### Aim
Write out every line of the material exactly as it appears.

### Available data
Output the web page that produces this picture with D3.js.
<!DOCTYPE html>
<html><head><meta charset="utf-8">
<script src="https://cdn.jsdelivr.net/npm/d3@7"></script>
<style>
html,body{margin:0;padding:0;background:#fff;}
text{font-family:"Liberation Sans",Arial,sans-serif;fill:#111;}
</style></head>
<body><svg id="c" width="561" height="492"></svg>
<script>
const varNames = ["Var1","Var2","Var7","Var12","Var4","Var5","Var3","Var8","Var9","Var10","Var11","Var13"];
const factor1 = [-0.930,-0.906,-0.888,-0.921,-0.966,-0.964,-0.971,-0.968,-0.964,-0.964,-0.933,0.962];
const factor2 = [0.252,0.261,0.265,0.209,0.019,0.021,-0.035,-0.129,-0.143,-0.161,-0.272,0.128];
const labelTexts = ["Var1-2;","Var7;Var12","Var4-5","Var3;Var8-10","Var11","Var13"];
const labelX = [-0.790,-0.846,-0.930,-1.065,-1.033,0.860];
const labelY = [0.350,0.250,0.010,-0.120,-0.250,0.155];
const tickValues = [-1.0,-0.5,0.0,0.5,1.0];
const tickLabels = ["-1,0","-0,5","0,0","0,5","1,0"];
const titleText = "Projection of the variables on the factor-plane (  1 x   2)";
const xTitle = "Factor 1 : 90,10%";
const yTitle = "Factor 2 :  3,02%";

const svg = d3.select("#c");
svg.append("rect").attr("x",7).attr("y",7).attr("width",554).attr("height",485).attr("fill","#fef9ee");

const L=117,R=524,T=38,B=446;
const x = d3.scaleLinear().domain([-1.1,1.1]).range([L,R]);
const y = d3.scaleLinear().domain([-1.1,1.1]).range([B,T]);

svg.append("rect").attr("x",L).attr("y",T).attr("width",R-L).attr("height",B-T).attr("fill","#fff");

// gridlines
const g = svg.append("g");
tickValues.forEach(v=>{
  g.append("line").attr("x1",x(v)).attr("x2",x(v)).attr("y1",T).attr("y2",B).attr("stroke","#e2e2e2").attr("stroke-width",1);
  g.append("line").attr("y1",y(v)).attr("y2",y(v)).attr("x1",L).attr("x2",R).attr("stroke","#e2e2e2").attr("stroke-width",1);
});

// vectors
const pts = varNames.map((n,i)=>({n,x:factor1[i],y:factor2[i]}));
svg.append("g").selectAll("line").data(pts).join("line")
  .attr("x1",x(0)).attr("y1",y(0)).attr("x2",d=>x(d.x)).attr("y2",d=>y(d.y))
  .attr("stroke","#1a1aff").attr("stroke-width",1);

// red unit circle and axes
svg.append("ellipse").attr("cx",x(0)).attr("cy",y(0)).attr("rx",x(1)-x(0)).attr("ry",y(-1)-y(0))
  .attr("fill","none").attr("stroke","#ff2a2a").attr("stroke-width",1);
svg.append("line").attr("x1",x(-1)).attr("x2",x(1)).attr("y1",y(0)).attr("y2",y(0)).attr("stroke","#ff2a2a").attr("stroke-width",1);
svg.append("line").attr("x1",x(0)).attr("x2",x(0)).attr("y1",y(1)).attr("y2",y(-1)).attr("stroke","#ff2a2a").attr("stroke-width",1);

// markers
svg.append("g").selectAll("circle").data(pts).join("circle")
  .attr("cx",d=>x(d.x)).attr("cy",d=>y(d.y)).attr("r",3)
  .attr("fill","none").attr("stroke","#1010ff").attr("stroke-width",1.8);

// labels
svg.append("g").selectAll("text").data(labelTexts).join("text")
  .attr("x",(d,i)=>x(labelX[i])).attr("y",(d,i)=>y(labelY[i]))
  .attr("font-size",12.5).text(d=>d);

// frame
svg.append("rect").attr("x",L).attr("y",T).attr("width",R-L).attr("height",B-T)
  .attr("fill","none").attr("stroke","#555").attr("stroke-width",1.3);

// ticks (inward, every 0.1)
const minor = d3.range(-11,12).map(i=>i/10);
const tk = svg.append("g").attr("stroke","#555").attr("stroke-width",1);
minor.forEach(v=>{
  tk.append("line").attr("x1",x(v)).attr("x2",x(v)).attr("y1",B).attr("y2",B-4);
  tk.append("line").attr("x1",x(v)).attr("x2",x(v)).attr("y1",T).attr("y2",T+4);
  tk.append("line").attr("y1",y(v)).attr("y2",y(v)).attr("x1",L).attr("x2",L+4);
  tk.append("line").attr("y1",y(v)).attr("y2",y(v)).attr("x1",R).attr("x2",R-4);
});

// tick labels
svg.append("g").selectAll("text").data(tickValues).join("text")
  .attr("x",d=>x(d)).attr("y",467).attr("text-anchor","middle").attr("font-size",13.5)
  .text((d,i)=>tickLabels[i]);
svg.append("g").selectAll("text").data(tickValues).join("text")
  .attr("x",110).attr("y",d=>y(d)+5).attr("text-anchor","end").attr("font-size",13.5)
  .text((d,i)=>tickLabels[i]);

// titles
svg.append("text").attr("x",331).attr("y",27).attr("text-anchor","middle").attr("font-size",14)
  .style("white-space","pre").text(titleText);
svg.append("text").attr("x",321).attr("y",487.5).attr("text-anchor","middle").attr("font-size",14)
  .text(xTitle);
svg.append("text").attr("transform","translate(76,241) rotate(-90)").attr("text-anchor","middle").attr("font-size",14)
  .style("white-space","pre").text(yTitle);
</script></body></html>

### Response
Output the web page that produces this picture with D3.js.
<!DOCTYPE html>
<html><head><meta charset="utf-8">
<script src="https://cdn.jsdelivr.net/npm/d3@7"></script>
<style>
html,body{margin:0;padding:0;background:#fff;}
text{font-family:"Liberation Sans",Arial,sans-serif;fill:#111;}
</style></head>
<body><svg id="c" width="561" height="492"></svg>
<script>
const varNames = ["Var1","Var2","Var7","Var12","Var4","Var5","Var3","Var8","Var9","Var10","Var11","Var13"];
const factor1 = [-0.930,-0.906,-0.888,-0.921,-0.966,-0.964,-0.971,-0.968,-0.964,-0.964,-0.933,0.962];
const factor2 = [0.252,0.261,0.265,0.209,0.019,0.021,-0.035,-0.129,-0.143,-0.161,-0.272,0.128];
const labelTexts = ["Var1-2;","Var7;Var12","Var4-5","Var3;Var8-10","Var11","Var13"];
const labelX = [-0.790,-0.846,-0.930,-1.065,-1.033,0.860];
const labelY = [0.350,0.250,0.010,-0.120,-0.250,0.155];
const tickValues = [-1.0,-0.5,0.0,0.5,1.0];
const tickLabels = ["-1,0","-0,5","0,0","0,5","1,0"];
const titleText = "Projection of the variables on the factor-plane (  1 x   2)";
const xTitle = "Factor 1 : 90,10%";
const yTitle = "Factor 2 :  3,02%";

const svg = d3.select("#c");
svg.append("rect").attr("x",7).attr("y",7).attr("width",554).attr("height",485).attr("fill","#fef9ee");

const L=117,R=524,T=38,B=446;
const x = d3.scaleLinear().domain([-1.1,1.1]).range([L,R]);
const y = d3.scaleLinear().domain([-1.1,1.1]).range([B,T]);

svg.append("rect").attr("x",L).attr("y",T).attr("width",R-L).attr("height",B-T).attr("fill","#fff");

// gridlines
const g = svg.append("g");
tickValues.forEach(v=>{
  g.append("line").attr("x1",x(v)).attr("x2",x(v)).attr("y1",T).attr("y2",B).attr("stroke","#e2e2e2").attr("stroke-width",1);
  g.append("line").attr("y1",y(v)).attr("y2",y(v)).attr("x1",L).attr("x2",R).attr("stroke","#e2e2e2").attr("stroke-width",1);
});

// vectors
const pts = varNames.map((n,i)=>({n,x:factor1[i],y:factor2[i]}));
svg.append("g").selectAll("line").data(pts).join("line")
  .attr("x1",x(0)).attr("y1",y(0)).attr("x2",d=>x(d.x)).attr("y2",d=>y(d.y))
  .attr("stroke","#1a1aff").attr("stroke-width",1);

// red unit circle and axes
svg.append("ellipse").attr("cx",x(0)).attr("cy",y(0)).attr("rx",x(1)-x(0)).attr("ry",y(-1)-y(0))
  .attr("fill","none").attr("stroke","#ff2a2a").attr("stroke-width",1);
svg.append("line").attr("x1",x(-1)).attr("x2",x(1)).attr("y1",y(0)).attr("y2",y(0)).attr("stroke","#ff2a2a").attr("stroke-width",1);
svg.append("line").attr("x1",x(0)).attr("x2",x(0)).attr("y1",y(1)).attr("y2",y(-1)).attr("stroke","#ff2a2a").attr("stroke-width",1);

// markers
svg.append("g").selectAll("circle").data(pts).join("circle")
  .attr("cx",d=>x(d.x)).attr("cy",d=>y(d.y)).attr("r",3)
  .attr("fill","none").attr("stroke","#1010ff").attr("stroke-width",1.8);

// labels
svg.append("g").selectAll("text").data(labelTexts).join("text")
  .attr("x",(d,i)=>x(labelX[i])).attr("y",(d,i)=>y(labelY[i]))
  .attr("font-size",12.5).text(d=>d);

// frame
svg.append("rect").attr("x",L).attr("y",T).attr("width",R-L).attr("height",B-T)
  .attr("fill","none").attr("stroke","#555").attr("stroke-width",1.3);

// ticks (inward, every 0.1)
const minor = d3.range(-11,12).map(i=>i/10);
const tk = svg.append("g").attr("stroke","#555").attr("stroke-width",1);
minor.forEach(v=>{
  tk.append("line").attr("x1",x(v)).attr("x2",x(v)).attr("y1",B).attr("y2",B-4);
  tk.append("line").attr("x1",x(v)).attr("x2",x(v)).attr("y1",T).attr("y2",T+4);
  tk.append("line").attr("y1",y(v)).attr("y2",y(v)).attr("x1",L).attr("x2",L+4);
  tk.append("line").attr("y1",y(v)).attr("y2",y(v)).attr("x1",R).attr("x2",R-4);
});

// tick labels
svg.append("g").selectAll("text").data(tickValues).join("text")
  .attr("x",d=>x(d)).attr("y",467).attr("text-anchor","middle").attr("font-size",13.5)
  .text((d,i)=>tickLabels[i]);
svg.append("g").selectAll("text").data(tickValues).join("text")
  .attr("x",110).attr("y",d=>y(d)+5).attr("text-anchor","end").attr("font-size",13.5)
  .text((d,i)=>tickLabels[i]);

// titles
svg.append("text").attr("x",331).attr("y",27).attr("text-anchor","middle").attr("font-size",14)
  .style("white-space","pre").text(titleText);
svg.append("text").attr("x",321).attr("y",487.5).attr("text-anchor","middle").attr("font-size",14)
  .text(xTitle);
svg.append("text").attr("transform","translate(76,241) rotate(-90)").attr("text-anchor","middle").attr("font-size",14)
  .style("white-space","pre").text(yTitle);
</script></body></html>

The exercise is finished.